## Task instructions
Starting from the top of the material, restate each line exactly until the line that contains "minimum width=2.5cm, minimum", which is also copied. Pictures are excluded.

## Raw data
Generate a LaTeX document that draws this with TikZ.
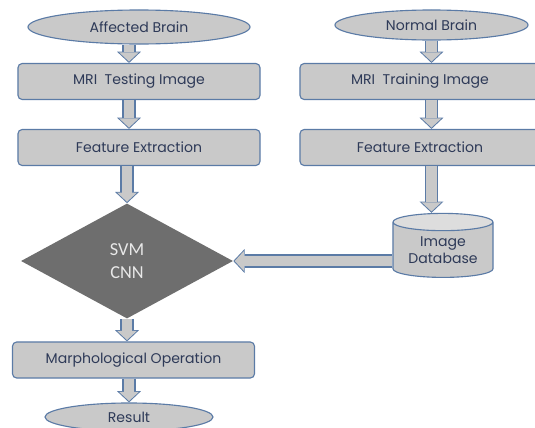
\documentclass[tikz,border=0pt]{standalone}
\usepackage{fontspec}
\setmainfont{Poppins}
\newfontfamily\calfont{Carlito}
\usetikzlibrary{shapes.geometric, arrows.meta}

\definecolor{boxgray}{HTML}{C9C9C9}
\definecolor{boxtop}{HTML}{DDDDDD}
\definecolor{boxline}{HTML}{5B7BA6}
\definecolor{inkblue}{HTML}{2E3A58}
\definecolor{svmgray}{HTML}{6E6E6E}
\definecolor{svmtext}{HTML}{E8E8E8}

\begin{document}
\begin{tikzpicture}[x=0.025cm, y=-0.025cm, font=\fontsize{10}{12}\selectfont,
  term/.style={ellipse, draw=boxline, fill=boxgray, line width=0.8pt, inner sep=0pt, text=inkblue},
  proc/.style={rectangle, rounded corners=3pt, draw=boxline, fill=boxgray, line width=0.8pt,
    inner sep=0pt, minimum width=6.05cm, minimum height=0.9cm, text=inkblue},
  flow/.style={draw=boxgray, line width=7.5pt, shorten >=1pt,
    -{Triangle[length=6.5pt, width=14pt, line width=0pt]},
    preaction={draw=boxline, line width=9.3pt, shorten >=0pt,
      -{Triangle[length=8pt, width=17pt, line width=0pt]}}}]
  \useasboundingbox (0,0) rectangle (535,428);

  % testing side
  \node[term, minimum width=5.55cm, minimum height=0.85cm] (aff) at (139,27) {Affected Brain};
  \node[proc] (test) at (139,81.5) {MRI\ \ Testing Image};
  \node[proc] (featL) at (139,147.5) {Feature Extraction};
  \node[diamond, fill=svmgray, minimum width=5.3cm, minimum height=2.875cm, inner sep=0pt,
    text=svmtext, font=\calfont\fontsize{13}{16}\selectfont, align=center] (svm) at (127,261) {SVM\\CNN};
  \node[proc] (morph) at (133.5,360) {Marphological Operation};
  \node[term, minimum width=4.2cm, minimum height=0.7cm] (res) at (129,417) {Result};

  % training side
  \node[term, minimum width=4.825cm, minimum height=0.75cm] (norm) at (431.5,25) {Normal Brain};
  \node[proc, minimum width=6cm] (train) at (420,81.5) {MRI\ \ Training Image};
  \node[proc, minimum width=6cm] (featR) at (420,147.5) {Feature Extraction};
  \node[cylinder, shape border rotate=90, aspect=0.25, draw=boxline, line width=0.8pt,
    cylinder uses custom fill, cylinder body fill=boxgray, cylinder end fill=boxtop,
    minimum width=2.5cm, minimum height=1.6cm, inner sep=0pt, align=center, text=inkblue] (db) at (443,250) {Image\\Database};

  \draw[flow] (aff.south -| res.north) -- (test.north -| res.north);
  \draw[flow] (test.south -| res.north) -- (featL.north -| res.north);
  \draw[flow] (featL.south -| svm.north) -- (svm.north);
  \draw[flow] (svm.south) -- (morph.north -| svm.south);
  \draw[flow] (morph.south -| res.north) -- (res.north);

  \draw[flow] (norm.south) -- (train.north -| norm.south);
  \draw[flow] (train.south -| norm.south) -- (featR.north -| norm.south);
  \draw[flow] (featR.south -| norm.south) -- (db.north -| norm.south);
  \draw[flow] (svm.east -| db.west) -- (svm.east);
\end{tikzpicture}
\end{document}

## Exercise answer
Generate a LaTeX document that draws this with TikZ.
\documentclass[tikz,border=0pt]{standalone}
\usepackage{fontspec}
\setmainfont{Poppins}
\newfontfamily\calfont{Carlito}
\usetikzlibrary{shapes.geometric, arrows.meta}

\definecolor{boxgray}{HTML}{C9C9C9}
\definecolor{boxtop}{HTML}{DDDDDD}
\definecolor{boxline}{HTML}{5B7BA6}
\definecolor{inkblue}{HTML}{2E3A58}
\definecolor{svmgray}{HTML}{6E6E6E}
\definecolor{svmtext}{HTML}{E8E8E8}

\begin{document}
\begin{tikzpicture}[x=0.025cm, y=-0.025cm, font=\fontsize{10}{12}\selectfont,
  term/.style={ellipse, draw=boxline, fill=boxgray, line width=0.8pt, inner sep=0pt, text=inkblue},
  proc/.style={rectangle, rounded corners=3pt, draw=boxline, fill=boxgray, line width=0.8pt,
    inner sep=0pt, minimum width=6.05cm, minimum height=0.9cm, text=inkblue},
  flow/.style={draw=boxgray, line width=7.5pt, shorten >=1pt,
    -{Triangle[length=6.5pt, width=14pt, line width=0pt]},
    preaction={draw=boxline, line width=9.3pt, shorten >=0pt,
      -{Triangle[length=8pt, width=17pt, line width=0pt]}}}]
  \useasboundingbox (0,0) rectangle (535,428);

  % testing side
  \node[term, minimum width=5.55cm, minimum height=0.85cm] (aff) at (139,27) {Affected Brain};
  \node[proc] (test) at (139,81.5) {MRI\ \ Testing Image};
  \node[proc] (featL) at (139,147.5) {Feature Extraction};
  \node[diamond, fill=svmgray, minimum width=5.3cm, minimum height=2.875cm, inner sep=0pt,
    text=svmtext, font=\calfont\fontsize{13}{16}\selectfont, align=center] (svm) at (127,261) {SVM\\CNN};
  \node[proc] (morph) at (133.5,360) {Marphological Operation};
  \node[term, minimum width=4.2cm, minimum height=0.7cm] (res) at (129,417) {Result};

  % training side
  \node[term, minimum width=4.825cm, minimum height=0.75cm] (norm) at (431.5,25) {Normal Brain};
  \node[proc, minimum width=6cm] (train) at (420,81.5) {MRI\ \ Training Image};
  \node[proc, minimum width=6cm] (featR) at (420,147.5) {Feature Extraction};
  \node[cylinder, shape border rotate=90, aspect=0.25, draw=boxline, line width=0.8pt,
    cylinder uses custom fill, cylinder body fill=boxgray, cylinder end fill=boxtop,
    minimum width=2.5cm, minimum height=1.6cm, inner sep=0pt, align=center, text=inkblue] (db) at (443,250) {Image\\Database};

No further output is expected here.